#### [YOUR GOAL]
Give back only the lines in the records below from the one with "Output the component" to the one with "const yTicks = [0.4, 0.5, 0.6, 0.7, 0.8, 0.9, 1];", both inclusive, word for word.

#### [RECORDS SUPPLIED]
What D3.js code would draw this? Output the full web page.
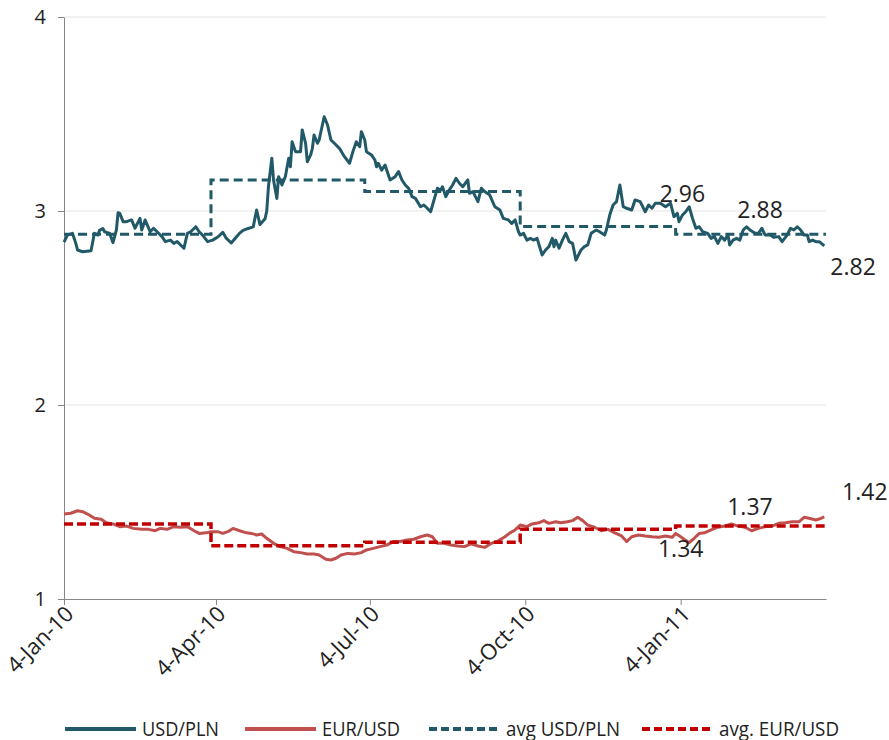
==
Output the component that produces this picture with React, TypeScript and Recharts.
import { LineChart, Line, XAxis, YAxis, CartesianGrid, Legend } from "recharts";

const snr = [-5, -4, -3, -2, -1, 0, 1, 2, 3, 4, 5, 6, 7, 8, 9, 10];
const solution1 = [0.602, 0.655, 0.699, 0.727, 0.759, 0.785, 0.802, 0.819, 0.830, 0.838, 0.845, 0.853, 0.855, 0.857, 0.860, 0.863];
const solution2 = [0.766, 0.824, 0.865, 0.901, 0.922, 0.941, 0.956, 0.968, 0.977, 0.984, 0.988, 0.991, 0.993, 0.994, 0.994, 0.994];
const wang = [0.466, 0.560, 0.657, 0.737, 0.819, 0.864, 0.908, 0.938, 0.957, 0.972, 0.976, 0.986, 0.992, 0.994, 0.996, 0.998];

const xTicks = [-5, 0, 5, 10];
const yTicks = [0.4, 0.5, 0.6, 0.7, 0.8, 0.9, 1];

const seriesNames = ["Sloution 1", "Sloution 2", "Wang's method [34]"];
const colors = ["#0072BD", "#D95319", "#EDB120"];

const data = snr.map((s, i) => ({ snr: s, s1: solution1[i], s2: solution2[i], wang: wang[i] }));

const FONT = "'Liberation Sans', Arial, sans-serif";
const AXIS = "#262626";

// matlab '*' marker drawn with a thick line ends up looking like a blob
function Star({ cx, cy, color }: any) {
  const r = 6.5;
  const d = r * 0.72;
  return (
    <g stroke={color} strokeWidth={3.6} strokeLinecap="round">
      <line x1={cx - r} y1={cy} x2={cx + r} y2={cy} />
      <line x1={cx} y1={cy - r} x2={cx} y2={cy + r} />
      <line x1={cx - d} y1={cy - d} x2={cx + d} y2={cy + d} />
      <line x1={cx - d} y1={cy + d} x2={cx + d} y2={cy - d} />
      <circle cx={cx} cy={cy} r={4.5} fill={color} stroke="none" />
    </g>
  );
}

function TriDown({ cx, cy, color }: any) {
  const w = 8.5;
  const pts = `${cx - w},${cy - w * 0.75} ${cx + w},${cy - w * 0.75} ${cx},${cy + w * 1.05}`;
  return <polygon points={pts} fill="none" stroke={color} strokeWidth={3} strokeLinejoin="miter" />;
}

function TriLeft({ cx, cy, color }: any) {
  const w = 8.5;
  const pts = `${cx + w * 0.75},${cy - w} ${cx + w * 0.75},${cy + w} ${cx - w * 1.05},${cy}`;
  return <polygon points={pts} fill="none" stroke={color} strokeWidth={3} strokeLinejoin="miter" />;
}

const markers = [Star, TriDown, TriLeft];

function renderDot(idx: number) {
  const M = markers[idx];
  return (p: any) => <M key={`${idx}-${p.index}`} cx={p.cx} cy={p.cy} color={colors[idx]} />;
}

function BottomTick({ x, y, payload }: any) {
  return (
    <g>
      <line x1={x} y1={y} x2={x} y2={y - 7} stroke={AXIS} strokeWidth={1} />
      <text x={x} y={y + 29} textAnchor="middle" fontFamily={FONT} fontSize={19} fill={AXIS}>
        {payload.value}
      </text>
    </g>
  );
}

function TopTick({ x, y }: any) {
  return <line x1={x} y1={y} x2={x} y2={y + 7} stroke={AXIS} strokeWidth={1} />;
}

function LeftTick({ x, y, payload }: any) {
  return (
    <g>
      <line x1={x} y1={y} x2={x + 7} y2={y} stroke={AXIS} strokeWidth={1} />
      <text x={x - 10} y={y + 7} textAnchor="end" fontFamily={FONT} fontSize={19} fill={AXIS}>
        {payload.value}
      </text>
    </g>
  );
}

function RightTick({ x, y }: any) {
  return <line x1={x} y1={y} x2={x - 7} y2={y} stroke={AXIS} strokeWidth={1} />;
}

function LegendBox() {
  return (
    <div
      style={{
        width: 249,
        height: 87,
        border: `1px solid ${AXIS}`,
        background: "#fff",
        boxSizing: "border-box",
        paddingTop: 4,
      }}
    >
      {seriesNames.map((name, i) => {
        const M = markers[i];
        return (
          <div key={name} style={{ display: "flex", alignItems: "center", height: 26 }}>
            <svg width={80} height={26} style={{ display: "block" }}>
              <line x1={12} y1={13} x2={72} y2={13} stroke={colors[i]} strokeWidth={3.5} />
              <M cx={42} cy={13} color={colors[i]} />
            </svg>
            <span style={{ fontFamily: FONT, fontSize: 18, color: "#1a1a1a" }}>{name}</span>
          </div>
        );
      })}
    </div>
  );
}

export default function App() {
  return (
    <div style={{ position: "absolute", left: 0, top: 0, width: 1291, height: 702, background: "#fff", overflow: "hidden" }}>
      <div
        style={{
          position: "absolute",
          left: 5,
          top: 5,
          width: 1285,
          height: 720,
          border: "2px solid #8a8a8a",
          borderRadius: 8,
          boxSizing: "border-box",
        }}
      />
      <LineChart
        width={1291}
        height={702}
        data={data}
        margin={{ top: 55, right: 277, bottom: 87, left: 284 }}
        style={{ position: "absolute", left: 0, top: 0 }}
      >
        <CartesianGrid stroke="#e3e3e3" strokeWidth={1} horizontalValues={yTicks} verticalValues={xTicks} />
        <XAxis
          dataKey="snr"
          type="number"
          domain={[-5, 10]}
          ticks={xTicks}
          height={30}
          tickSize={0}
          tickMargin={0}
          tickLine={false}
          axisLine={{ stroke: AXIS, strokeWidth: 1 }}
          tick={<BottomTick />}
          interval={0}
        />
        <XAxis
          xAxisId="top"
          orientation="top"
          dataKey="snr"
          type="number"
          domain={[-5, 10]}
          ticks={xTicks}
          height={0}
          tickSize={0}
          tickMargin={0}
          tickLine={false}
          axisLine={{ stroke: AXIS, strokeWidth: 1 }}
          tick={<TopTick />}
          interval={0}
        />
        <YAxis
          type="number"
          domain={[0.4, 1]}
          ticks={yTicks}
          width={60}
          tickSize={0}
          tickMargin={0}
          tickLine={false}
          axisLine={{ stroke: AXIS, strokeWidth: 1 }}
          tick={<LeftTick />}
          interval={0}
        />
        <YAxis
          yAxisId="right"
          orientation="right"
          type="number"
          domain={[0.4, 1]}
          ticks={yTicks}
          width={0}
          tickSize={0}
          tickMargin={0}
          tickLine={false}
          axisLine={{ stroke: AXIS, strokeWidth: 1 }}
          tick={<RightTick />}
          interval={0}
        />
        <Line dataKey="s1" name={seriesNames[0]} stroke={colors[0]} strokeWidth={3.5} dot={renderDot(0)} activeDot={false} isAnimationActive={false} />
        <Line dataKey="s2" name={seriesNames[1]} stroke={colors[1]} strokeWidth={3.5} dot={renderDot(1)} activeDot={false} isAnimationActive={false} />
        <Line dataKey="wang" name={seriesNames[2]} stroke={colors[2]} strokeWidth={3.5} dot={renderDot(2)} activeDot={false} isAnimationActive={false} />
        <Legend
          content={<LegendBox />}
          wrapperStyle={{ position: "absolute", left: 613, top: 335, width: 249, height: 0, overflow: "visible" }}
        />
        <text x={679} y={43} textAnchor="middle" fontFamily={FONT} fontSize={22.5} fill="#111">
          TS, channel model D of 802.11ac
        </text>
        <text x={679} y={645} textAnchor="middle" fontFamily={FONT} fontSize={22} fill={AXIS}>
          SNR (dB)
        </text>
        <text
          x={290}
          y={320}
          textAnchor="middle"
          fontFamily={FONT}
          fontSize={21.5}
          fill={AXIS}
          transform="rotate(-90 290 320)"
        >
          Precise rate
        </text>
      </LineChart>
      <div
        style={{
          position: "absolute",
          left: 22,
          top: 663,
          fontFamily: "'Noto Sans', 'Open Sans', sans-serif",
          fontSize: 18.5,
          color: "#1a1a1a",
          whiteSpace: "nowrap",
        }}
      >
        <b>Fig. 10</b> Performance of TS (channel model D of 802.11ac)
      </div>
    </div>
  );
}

#### [EXERCISE ANSWER]
Output the component that produces this picture with React, TypeScript and Recharts.
import { LineChart, Line, XAxis, YAxis, CartesianGrid, Legend } from "recharts";

const snr = [-5, -4, -3, -2, -1, 0, 1, 2, 3, 4, 5, 6, 7, 8, 9, 10];
const solution1 = [0.602, 0.655, 0.699, 0.727, 0.759, 0.785, 0.802, 0.819, 0.830, 0.838, 0.845, 0.853, 0.855, 0.857, 0.860, 0.863];
const solution2 = [0.766, 0.824, 0.865, 0.901, 0.922, 0.941, 0.956, 0.968, 0.977, 0.984, 0.988, 0.991, 0.993, 0.994, 0.994, 0.994];
const wang = [0.466, 0.560, 0.657, 0.737, 0.819, 0.864, 0.908, 0.938, 0.957, 0.972, 0.976, 0.986, 0.992, 0.994, 0.996, 0.998];

const xTicks = [-5, 0, 5, 10];
const yTicks = [0.4, 0.5, 0.6, 0.7, 0.8, 0.9, 1];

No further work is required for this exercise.